Thanks for stopping by on the weekend.  As always, we invite you to take a few moments, click around, read some past posts, and before you go reflect or weigh-in on this week's discussion.

Perhaps it is a case of seeing what we want to see, but more and more readers are sending us interesting facts and figures suggesting that:

  1. Awareness for buying American-made products is growing, and
  2. Buying products Made in the USA is more important to people than most marketers realize.

Please forgive us as we have gathered this information over the past few weeks and we don't always have complete citations, but for the purpose of discussion: A USA Today Snapshot of results from a Schneider Associates/Sentient decision survey suggested that the percentage of customers whose purchasing decisions are influenced by products made in USA is steadily rising, from 48% in 2008 to 60% in 2011.  That 60% of shoppers are influenced in their product selection by whether an item is made in the USA is not news to us at USA Love List, yet very few business or marketing decisions address this desire.
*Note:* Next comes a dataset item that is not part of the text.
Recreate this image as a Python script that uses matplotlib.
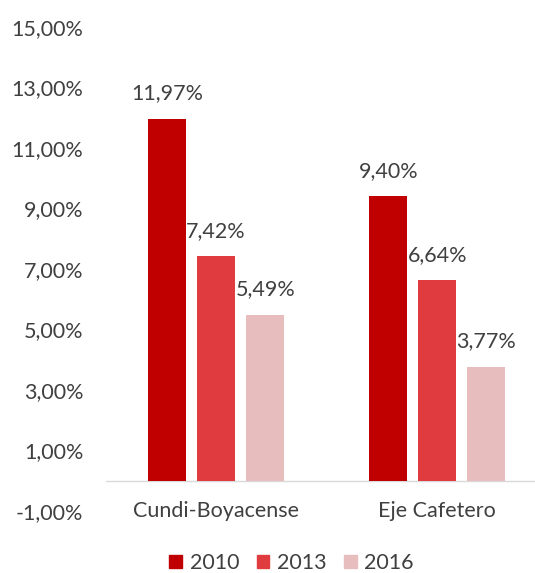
import matplotlib.pyplot as plt
import numpy as np
from matplotlib.patches import Patch

regions = ["Cundi-Boyacense", "Eje Cafetero"]
years = ["2010", "2013", "2016"]
v2010 = [11.97, 9.40]
v2013 = [7.42, 6.64]
v2016 = [5.49, 3.77]
colors = ["#C00000", "#E03C3F", "#E8BDBE"]
yticks = [-1, 1, 3, 5, 7, 9, 11, 13, 15]

plt.rcParams['font.family'] = ['Lato', 'DejaVu Sans']
txt = "#404040"
fs = 15.5

fig = plt.figure(figsize=(5.35, 5.73), dpi=100)
ax = fig.add_axes([105.5 / 535, 62 / 573, (548 - 105.5) / 535, 484 / 573])

x = np.arange(len(regions))
step = 49 / 221
w = 38 / 221
for i, vals in enumerate([v2010, v2013, v2016]):
    pos = x + (i - 1) * step
    ax.bar(pos, vals, width=w, color=colors[i], zorder=2)
    for p, v in zip(pos, vals):
        ax.text(p, v + 0.5, ("%.2f" % v).replace(".", ",") + "%",
                ha='center', va='bottom', fontsize=fs, color=txt)

ax.set_xlim(-0.5, 1.5)
ax.set_ylim(-1, 15)
ax.set_yticks(yticks)
ax.set_yticklabels([("%.2f" % t).replace(".", ",") + "%" for t in yticks],
                   fontsize=fs, color=txt)
ax.tick_params(axis='y', length=0, pad=16)
ax.set_xticks([])
for s in ax.spines.values():
    s.set_visible(False)
ax.axhline(0, color="#D9D9D9", lw=1, zorder=1)
for xi, r in zip(x, regions):
    ax.text(xi, -1, r, ha='center', va='center', fontsize=fs, color=txt)

handles = [Patch(color=c) for c in colors]
fig.legend(handles, years, loc='center', bbox_to_anchor=(0.545, 10 / 573),
           ncol=3, frameon=False, fontsize=fs, handlelength=0.6, handleheight=0.6,
           handletextpad=0.35, columnspacing=0.8, labelcolor=txt)

fig.savefig("out.png", dpi=100)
Yesterday's guest poster from Bottica.com let us know that their style-hunting team attended a conference on trends and learned that purposeful purchasing is on the rise: 83% of Americans say they wish brands supported a cause and 46% of Americans are prepared to pay up to 15% more for a product they connect to a cause. A recent Huffington Post article concurred citing surveys indicating that a whopping 94% of consumers would switch brands to support a cause.

Do you think that supporting American jobs and buying products made in the USA is an important enough cause to broadly influence purchasing decisions? Do you sense that awareness of supporting Made in USA is growing?